José Saramago eut un destin hors du commun. Né en 1922 à Azinhaga, un petit village du Ribatejo situé à une centaine de kilomètres de Lisbonne, fils de paysans pauvres, il quitte l’école très tôt pour travailler, enchaînant divers métiers, de serrurier à traducteur. Autodidacte, passionné par les livres, il publiera son premier roman, Terra do pecado (Terre de péché), en 1947. Mais c’est en 1976 avec Levantado do Châo (non traduit en français, littéralement : « soulevé de [la] terre ») qu’il entre véritablement en littérature, et avec Memorial do covento (Le Dieu Manchot, publié en France en 1987) qu’il acquiert une véritable notoriété littéraire internationale.

Entre temps, la révolution des œillets (25 avril 1974) a fait son œuvre et José Saramago s’y engage corps et âme. Il lui consacra d’ailleurs une pièce de théâtre, A noite (La Nuit). Il bascule avec tout un peuple de la dictature à la démocratie. Il est et restera de tous les combats.

En 1992, son livre L’Évangile selon Jésus-Christ est censuré. Il est fortement attaqué par l’Eglise et accusé de « porter atteinte au patrimoine religieux des Portugais ». C’est à ce moment qu’il décide de s’installer en Espagne.

Lorsqu’il reçoit le prix Nobel de littérature en 1998 (attribué pour la première fois à un auteur de langue portugaise), c’est une reconnaissance immense et historique. Nombreux sont les Portugais à s‘identifier à cet écrivain dont l’itinéraire est emblématique.
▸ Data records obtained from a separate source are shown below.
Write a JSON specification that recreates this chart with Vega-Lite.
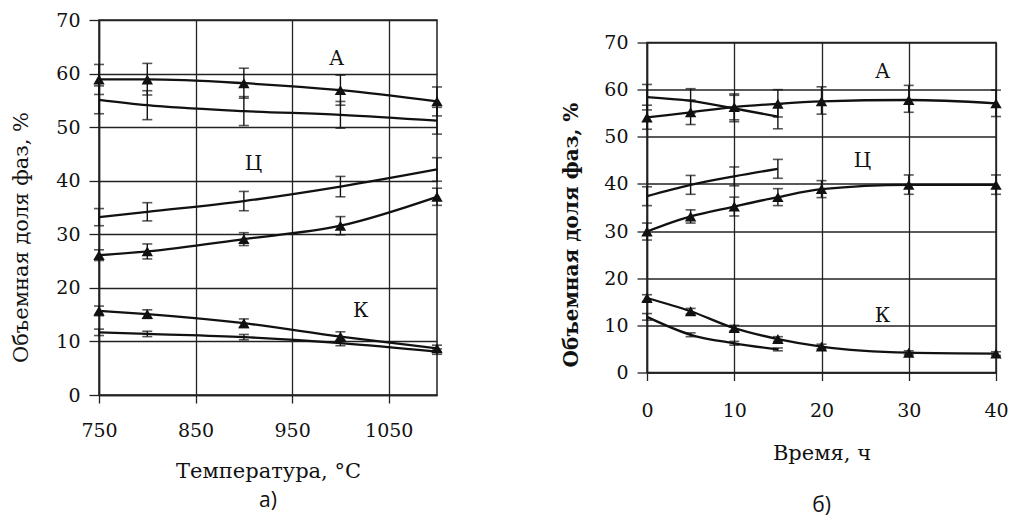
{
  "$schema": "https://vega.github.io/schema/vega-lite/v6.json",
  "background": "white",
  "padding": {"left": 10, "top": 10, "right": 2, "bottom": 0},
  "bounds": "flush",
  "center": true,
  "spacing": 210,
  "config": {
    "view": {"stroke": "#222", "strokeWidth": 1.5},
    "axis": {
      "labelFont": "DejaVu Serif", "labelFontSize": 19, "labelColor": "#111", "labelFlush": false, "format": "d",
      "titleFont": "DejaVu Serif", "titleFontSize": 21, "titleFontWeight": "normal", "titleColor": "#111",
      "gridColor": "#222", "gridWidth": 1.3, "gridOpacity": 1,
      "domainColor": "#222", "domainWidth": 1.5,
      "tickColor": "#222", "tickWidth": 1.3, "tickSize": 10
    },
    "title": {"font": "Open Sans", "fontSize": 21, "fontWeight": "normal", "color": "#111", "orient": "bottom"}
  },
  "datasets": {
    "temp": [
      {"T": 750, "v": 58.9, "lo": 56.1, "hi": 61.7, "s": "A-tri", "tri": true},
      {"T": 800, "v": 58.9, "lo": 56.0, "hi": 61.9, "s": "A-tri", "tri": true},
      {"T": 900, "v": 58.2, "lo": 55.4, "hi": 61.0, "s": "A-tri", "tri": true},
      {"T": 1000, "v": 56.9, "lo": 54.1, "hi": 59.7, "s": "A-tri", "tri": true},
      {"T": 1100, "v": 54.8, "lo": 52.1, "hi": 57.5, "s": "A-tri", "tri": true},
      {"T": 750, "v": 55.1, "lo": 52.5, "hi": 57.7, "s": "A-plain", "tri": false},
      {"T": 800, "v": 54.1, "lo": 51.4, "hi": 56.8, "s": "A-plain", "tri": false},
      {"T": 900, "v": 53.0, "lo": 50.3, "hi": 55.7, "s": "A-plain", "tri": false},
      {"T": 1000, "v": 52.3, "lo": 49.8, "hi": 54.8, "s": "A-plain", "tri": false},
      {"T": 1100, "v": 51.2, "lo": 48.7, "hi": 53.7, "s": "A-plain", "tri": false},
      {"T": 750, "v": 33.2, "lo": 31.6, "hi": 34.8, "s": "C-plain", "tri": false},
      {"T": 800, "v": 34.2, "lo": 32.5, "hi": 35.9, "s": "C-plain", "tri": false},
      {"T": 900, "v": 36.2, "lo": 34.4, "hi": 38.0, "s": "C-plain", "tri": false},
      {"T": 1000, "v": 38.9, "lo": 37.0, "hi": 40.8, "s": "C-plain", "tri": false},
      {"T": 1100, "v": 42.1, "lo": 39.9, "hi": 44.3, "s": "C-plain", "tri": false},
      {"T": 750, "v": 26.1, "lo": 25.1, "hi": 27.1, "s": "C-tri", "tri": true},
      {"T": 800, "v": 26.8, "lo": 25.4, "hi": 28.2, "s": "C-tri", "tri": true},
      {"T": 900, "v": 29.1, "lo": 27.9, "hi": 30.3, "s": "C-tri", "tri": true},
      {"T": 1000, "v": 31.6, "lo": 29.9, "hi": 33.3, "s": "C-tri", "tri": true},
      {"T": 1100, "v": 37.0, "lo": 35.4, "hi": 38.6, "s": "C-tri", "tri": true},
      {"T": 750, "v": 15.7, "lo": 14.8, "hi": 16.6, "s": "K-tri", "tri": true},
      {"T": 800, "v": 15.1, "lo": 14.3, "hi": 15.9, "s": "K-tri", "tri": true},
      {"T": 900, "v": 13.4, "lo": 12.6, "hi": 14.2, "s": "K-tri", "tri": true},
      {"T": 1000, "v": 10.9, "lo": 10.0, "hi": 11.8, "s": "K-tri", "tri": true},
      {"T": 1100, "v": 8.7, "lo": 8.1, "hi": 9.3, "s": "K-tri", "tri": true},
      {"T": 750, "v": 11.7, "lo": 11.1, "hi": 12.3, "s": "K-plain", "tri": false},
      {"T": 800, "v": 11.4, "lo": 10.9, "hi": 11.9, "s": "K-plain", "tri": false},
      {"T": 900, "v": 10.8, "lo": 10.3, "hi": 11.3, "s": "K-plain", "tri": false},
      {"T": 1000, "v": 9.7, "lo": 9.2, "hi": 10.2, "s": "K-plain", "tri": false},
      {"T": 1100, "v": 8.1, "lo": 7.6, "hi": 8.6, "s": "K-plain", "tri": false}
    ],
    "tempLabels": [
      {"T": 996, "v": 62.7, "label": "А"},
      {"T": 910, "v": 43.2, "label": "Ц"},
      {"T": 1021, "v": 15.7, "label": "К"}
    ],
    "time": [
      {"t": 0, "v": 54.1, "lo": 51.6, "hi": 56.7, "s": "A-tri", "tri": true},
      {"t": 5, "v": 55.2, "lo": 52.6, "hi": 57.8, "s": "A-tri", "tri": true},
      {"t": 10, "v": 56.3, "lo": 53.6, "hi": 59.1, "s": "A-tri", "tri": true},
      {"t": 15, "v": 57.0, "lo": 54.2, "hi": 60.0, "s": "A-tri", "tri": true},
      {"t": 20, "v": 57.5, "lo": 54.8, "hi": 60.6, "s": "A-tri", "tri": true},
      {"t": 30, "v": 57.8, "lo": 55.2, "hi": 60.9, "s": "A-tri", "tri": true},
      {"t": 40, "v": 57.1, "lo": 54.3, "hi": 59.9, "s": "A-tri", "tri": true},
      {"t": 0, "v": 58.4, "lo": 55.7, "hi": 61.1, "s": "A-plain", "tri": false},
      {"t": 5, "v": 57.6, "lo": 55.0, "hi": 60.2, "s": "A-plain", "tri": false},
      {"t": 10, "v": 56.0, "lo": 53.2, "hi": 58.8, "s": "A-plain", "tri": false},
      {"t": 15, "v": 54.3, "lo": 51.7, "hi": 56.9, "s": "A-plain", "tri": false},
      {"t": 0, "v": 37.4, "lo": 35.4, "hi": 39.4, "s": "C-plain", "tri": false},
      {"t": 5, "v": 39.8, "lo": 37.8, "hi": 41.8, "s": "C-plain", "tri": false},
      {"t": 10, "v": 41.6, "lo": 39.6, "hi": 43.6, "s": "C-plain", "tri": false},
      {"t": 15, "v": 43.2, "lo": 41.2, "hi": 45.2, "s": "C-plain", "tri": false},
      {"t": 0, "v": 29.9, "lo": 28.1, "hi": 31.7, "s": "C-tri", "tri": true},
      {"t": 5, "v": 33.1, "lo": 31.7, "hi": 34.5, "s": "C-tri", "tri": true},
      {"t": 10, "v": 35.2, "lo": 33.2, "hi": 37.2, "s": "C-tri", "tri": true},
      {"t": 15, "v": 37.2, "lo": 35.4, "hi": 39.0, "s": "C-tri", "tri": true},
      {"t": 20, "v": 38.9, "lo": 37.1, "hi": 40.7, "s": "C-tri", "tri": true},
      {"t": 30, "v": 39.8, "lo": 37.8, "hi": 41.9, "s": "C-tri", "tri": true},
      {"t": 40, "v": 39.8, "lo": 37.8, "hi": 41.9, "s": "C-tri", "tri": true},
      {"t": 0, "v": 15.8, "lo": 15.1, "hi": 16.5, "s": "K-tri", "tri": true},
      {"t": 5, "v": 13.0, "lo": 12.4, "hi": 13.6, "s": "K-tri", "tri": true},
      {"t": 10, "v": 9.4, "lo": 8.8, "hi": 10.0, "s": "K-tri", "tri": true},
      {"t": 15, "v": 7.1, "lo": 6.6, "hi": 7.6, "s": "K-tri", "tri": true},
      {"t": 20, "v": 5.5, "lo": 5.0, "hi": 6.0, "s": "K-tri", "tri": true},
      {"t": 30, "v": 4.2, "lo": 3.8, "hi": 4.6, "s": "K-tri", "tri": true},
      {"t": 40, "v": 4.0, "lo": 3.6, "hi": 4.4, "s": "K-tri", "tri": true},
      {"t": 0, "v": 11.8, "lo": 11.1, "hi": 12.5, "s": "K-plain", "tri": false},
      {"t": 5, "v": 8.0, "lo": 7.6, "hi": 8.4, "s": "K-plain", "tri": false},
      {"t": 10, "v": 6.2, "lo": 5.8, "hi": 6.6, "s": "K-plain", "tri": false},
      {"t": 15, "v": 4.9, "lo": 4.6, "hi": 5.2, "s": "K-plain", "tri": false}
    ],
    "timeLabels": [
      {"t": 27, "v": 63.7, "label": "А"},
      {"t": 24.7, "v": 44.9, "label": "Ц"},
      {"t": 27, "v": 12.0, "label": "К"}
    ]
  },
  "hconcat": [
    {
      "width": 338,
      "height": 375,
      "title": {"text": "а)", "orient": "bottom", "offset": 9},
      "data": {"name": "temp"},
      "encoding": {
        "x": {
          "field": "T", "type": "quantitative",
          "scale": {"domain": [750, 1100], "nice": false, "zero": false},
          "axis": {"values": [750, 850, 950, 1050], "title": "Температура, °C", "tickSize": 8, "labelPadding": 18, "titlePadding": 20}
        },
        "y": {
          "field": "v", "type": "quantitative",
          "scale": {"domain": [0, 70], "nice": false},
          "axis": {"values": [0, 10, 20, 30, 40, 50, 60, 70], "title": "Объемная доля фаз, %", "labelPadding": 9, "titlePadding": 24, "titleY": 217}
        }
      },
      "layer": [
        {
          "mark": {"type": "line", "interpolate": "monotone", "color": "#111", "strokeWidth": 2.3},
          "encoding": {"detail": {"field": "s"}}
        },
        {
          "mark": {"type": "errorbar", "color": "#111", "thickness": 1.4, "ticks": {"size": 10, "thickness": 1.6, "color": "#111"}},
          "encoding": {
            "y": {"field": "lo", "type": "quantitative", "title": "Объемная доля фаз, %"},
            "y2": {"field": "hi"},
            "detail": {"field": "s"}
          }
        },
        {
          "transform": [{"filter": "datum.tri"}],
          "mark": {"type": "point", "shape": "triangle-up", "filled": true, "color": "#111", "opacity": 1, "size": 130}
        },
        {
          "data": {"name": "tempLabels"},
          "mark": {"type": "text", "font": "DejaVu Serif", "fontSize": 20, "color": "#111", "baseline": "middle", "align": "center"},
          "encoding": {"text": {"field": "label"}}
        }
      ]
    },
    {
      "width": 349,
      "height": 330,
      "title": {"text": "б)", "orient": "bottom", "offset": 31},
      "data": {"name": "time"},
      "encoding": {
        "x": {
          "field": "t", "type": "quantitative",
          "scale": {"domain": [0, 40], "nice": false},
          "axis": {"values": [0, 10, 20, 30, 40], "title": "Время, ч", "tickSize": 8, "labelPadding": 21, "titlePadding": 22}
        },
        "y": {
          "field": "v", "type": "quantitative",
          "scale": {"domain": [0, 70], "nice": false},
          "axis": {"values": [0, 10, 20, 30, 40, 50, 60, 70], "title": "Объемная доля фаз, %", "titleFontWeight": "bold", "titleFontSize": 20, "labelPadding": 9, "titlePadding": 22, "titleY": 192}
        }
      },
      "layer": [
        {
          "mark": {"type": "line", "interpolate": "monotone", "color": "#111", "strokeWidth": 2.3},
          "encoding": {"detail": {"field": "s"}}
        },
        {
          "mark": {"type": "errorbar", "color": "#111", "thickness": 1.4, "ticks": {"size": 10, "thickness": 1.6, "color": "#111"}},
          "encoding": {
            "y": {"field": "lo", "type": "quantitative", "title": "Объемная доля фаз, %"},
            "y2": {"field": "hi"},
            "detail": {"field": "s"}
          }
        },
        {
          "transform": [{"filter": "datum.tri"}],
          "mark": {"type": "point", "shape": "triangle-up", "filled": true, "color": "#111", "opacity": 1, "size": 130}
        },
        {
          "data": {"name": "timeLabels"},
          "mark": {"type": "text", "font": "DejaVu Serif", "fontSize": 20, "color": "#111", "baseline": "middle", "align": "center"},
          "encoding": {"text": {"field": "label"}}
        }
      ]
    }
  ]
}
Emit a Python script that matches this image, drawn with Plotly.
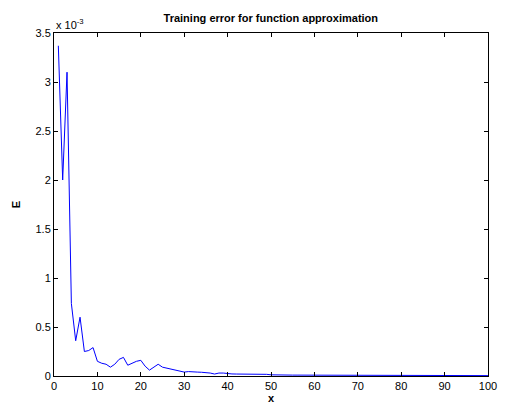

Romancier et essayiste, Saramago était aussi un poète dont les préoccupations sociales et politiques croisaient les exigences esthétiques. Il s’est élevé contre toutes les injustices. Il a soutenu le combat des paysans sans terre brésiliens, lui qui en connaissait si bien l’histoire, tellement proche des paysans portugais métayers de son enfance. Il a élevé la voix pour les Palestiniens. Il s’est rendu à Ramallah, en mars 2002, dans le cadre de la délégation du Parlement des écrivains (2). Une expérience qui l’avait fortement marqué. Il avait alors commenté la situation des territoires occupés en des termes très abrupts qui lui valurent d’être accusé d’antisémitisme. Malgré cela, il ne transigea jamais et renouvela sans cesse sa dénonciation de l’occupation israélienne et sa solidarité avec les Palestiniens. Notamment dans Le Cahier (3), un recueil des textes écrits pour son blog de septembre 2008 à mars 2009, où il appelle à la levée du blocus de Gaza. Dans un des derniers billets mis en ligne sur le site (4), il y remerciait l’auteur suédois Henning Mankell pour sa participation à la flottille en faveur de Gaza…

Ce Cahier sera sa dernière réflexion philosophique et politique sur un monde « qu’il faut penser » et ne nous laisse pas d’autre choix que celui de la responsabilité et l’engagement. Des textes écrits souvent rapidement, mais en phase avec son époque et sa société, où il s’est inscrit comme un écrivain immense et comme un homme de combat et de partage.